Just think of it, the Ontario provincial legislature could set the example. After all, true leadership is all about leading the way.
The expansion program for industrial wind turbines is accelerating with little regard to the health concerns of the public, especially the people most affected by their existence. The Wind Concerns Ontario website identifies concerns over low frequency noise, especially its effect on children, sleep disturbances, stress, and headaches. And yet our government is not investigating these concerns and is allowing turbines to be constructed in close proximity to family homes.
Perhaps Dalton McGinty could further show us how safe these are by persuading our prime minister to see if the Parliament buildings might take a few.

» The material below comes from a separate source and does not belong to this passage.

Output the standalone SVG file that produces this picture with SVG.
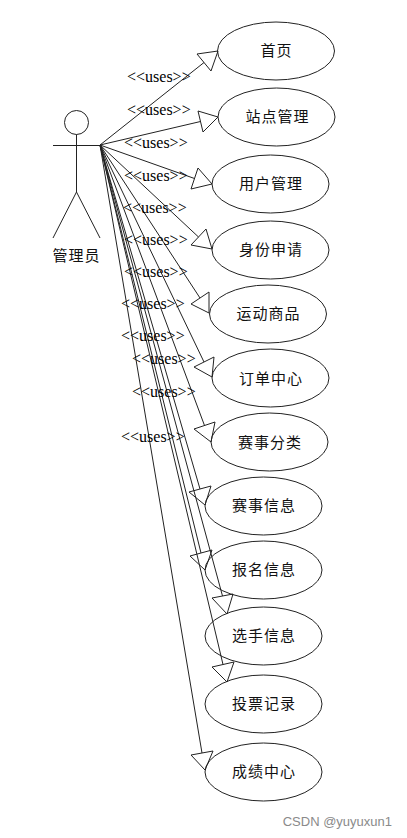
<svg xmlns="http://www.w3.org/2000/svg" width="407" height="838" viewBox="0 0 407 838">
<style>
.s{fill:none;stroke:#222;stroke-width:1}
.n{fill:none;stroke:#222;stroke-width:1}
.t{font-family:"Noto Sans CJK SC","Noto Sans",sans-serif;font-size:15px;fill:#111;text-anchor:middle}
.u{font-family:"Liberation Serif",serif;font-size:16px;fill:#000}
</style>
<rect width="407" height="838" fill="#fff"/>
<g id="connectors">
<g class="s">
<path d="M100 145L204 62.500"/>
<path d="M100 145L200.500 121.500"/>
<path d="M100 145L194.500 178.500"/>
<path d="M100 145L198.500 237"/>
<path d="M100 145L200 298"/>
<path d="M100 145L204 362"/>
<path d="M100 145L204.500 425.500"/>
<path d="M100 145L200 489"/>
<path d="M100 145L201 553"/>
<path d="M100 145L222.500 596"/>
<path d="M100 145L223 664.500"/>
<path d="M100 145L202 753"/>
</g>
<g class="s">
<path d="M218 51L197 54L211 71Z"/>
<path d="M218 117L198 111L203 132Z"/>
<path d="M212 184L198 168L191 189Z"/>
<path d="M212 249L206 229L191 245Z"/>
<path d="M209 313L209 292L191 304Z"/>
<path d="M212 377L214 357L194 367Z"/>
<path d="M211 442L215 422L194 429Z"/>
<path d="M205 505L211 486L189 492Z"/>
<path d="M205 570L212 550L190 556Z"/>
<path d="M227 614L233 594L212 598Z"/>
<path d="M227 682L234 662L212 667Z"/>
<path d="M205 770L213 751L191 755Z"/>
</g>
<g>
<text class="u" x="127" y="82">&lt;&lt;uses&gt;&gt;</text>
<text class="u" x="127" y="115">&lt;&lt;uses&gt;&gt;</text>
<text class="u" x="124" y="148">&lt;&lt;uses&gt;&gt;</text>
<text class="u" x="124" y="181">&lt;&lt;uses&gt;&gt;</text>
<text class="u" x="123" y="213">&lt;&lt;uses&gt;&gt;</text>
<text class="u" x="124" y="245">&lt;&lt;uses&gt;&gt;</text>
<text class="u" x="124" y="277">&lt;&lt;uses&gt;&gt;</text>
<text class="u" x="121" y="309">&lt;&lt;uses&gt;&gt;</text>
<text class="u" x="121" y="341">&lt;&lt;uses&gt;&gt;</text>
<text class="u" x="132" y="364">&lt;&lt;uses&gt;&gt;</text>
<text class="u" x="132" y="397">&lt;&lt;uses&gt;&gt;</text>
<text class="u" x="121" y="442">&lt;&lt;uses&gt;&gt;</text>
</g>
</g>
<g id="actor">
<circle class="s" cx="76.500" cy="122.500" r="12"/>
<path class="s" d="M76.500 134.500V192M53 145.500H100M76.500 192L53 238M76.500 192L100 238"/>
<text class="t" x="76.500" y="261" letter-spacing="1">管理员</text>
</g>
<g id="n1"><ellipse class="n" cx="276" cy="51" rx="58.500" ry="29"/><text class="t" x="276.500" y="56" letter-spacing="1">首页</text></g>
<g id="n2"><ellipse class="n" cx="276.500" cy="117" rx="58.500" ry="29"/><text class="t" x="277.500" y="122" letter-spacing="1">站点管理</text></g>
<g id="n3"><ellipse class="n" cx="270.500" cy="184" rx="58.500" ry="29"/><text class="t" x="271" y="189" letter-spacing="1">用户管理</text></g>
<g id="n4"><ellipse class="n" cx="270.500" cy="250" rx="58.500" ry="29"/><text class="t" x="271" y="255" letter-spacing="1">身份申请</text></g>
<g id="n5"><ellipse class="n" cx="268" cy="314" rx="58.500" ry="29"/><text class="t" x="268.500" y="319" letter-spacing="1">运动商品</text></g>
<g id="n6"><ellipse class="n" cx="270.500" cy="378" rx="58.500" ry="29"/><text class="t" x="271" y="384" letter-spacing="1">订单中心</text></g>
<g id="n7"><ellipse class="n" cx="269.500" cy="442" rx="58.500" ry="29"/><text class="t" x="270" y="448" letter-spacing="1">赛事分类</text></g>
<g id="n8"><ellipse class="n" cx="263.500" cy="506" rx="58.500" ry="29"/><text class="t" x="264" y="511" letter-spacing="1">赛事信息</text></g>
<g id="n9"><ellipse class="n" cx="263.500" cy="570" rx="58.500" ry="29"/><text class="t" x="264" y="575" letter-spacing="1">报名信息</text></g>
<g id="n10"><ellipse class="n" cx="263.500" cy="636" rx="58.500" ry="29"/><text class="t" x="264" y="641" letter-spacing="1">选手信息</text></g>
<g id="n11"><ellipse class="n" cx="263.500" cy="704" rx="58.500" ry="29"/><text class="t" x="264" y="709" letter-spacing="1">投票记录</text></g>
<g id="n12"><ellipse class="n" cx="263.500" cy="772" rx="58.500" ry="29"/><text class="t" x="264" y="777" letter-spacing="1">成绩中心</text></g>
<text x="392" y="826" text-anchor="end" font-family="'Liberation Sans',sans-serif" font-size="13px" fill="#8a8a8a">CSDN @yuyuxun1</text>
</svg>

Turbines could then stand side by side with our national symbol that recognizes our fellow Canadians’ sacrifice in the pursuit of democracy: our Peace Tower.
Then we could showcase to the world how we are moving forward in earnest, without concern for the health of our citizens and without democracy or the consultation of landowners. Since the Peace Tower is 302 feet high and industrial-sized wind turbines are about 300 feet high, we might still be able to see the Peace Tower – at least a little bit.
So let me get this right. Our government is spending absurd amounts of our hard-earned taxpayer dollars to put industrial wind turbines the height of the Peace Tower as close as 550 metres to where families with children live, without adequate health studies. Can this be right?
Do I want to see Queen’s Park and the lawn of our Parliament buildings with wind turbines? No. But neither do I want the families in the rest of our province facing health effects from wind turbines for decades to come.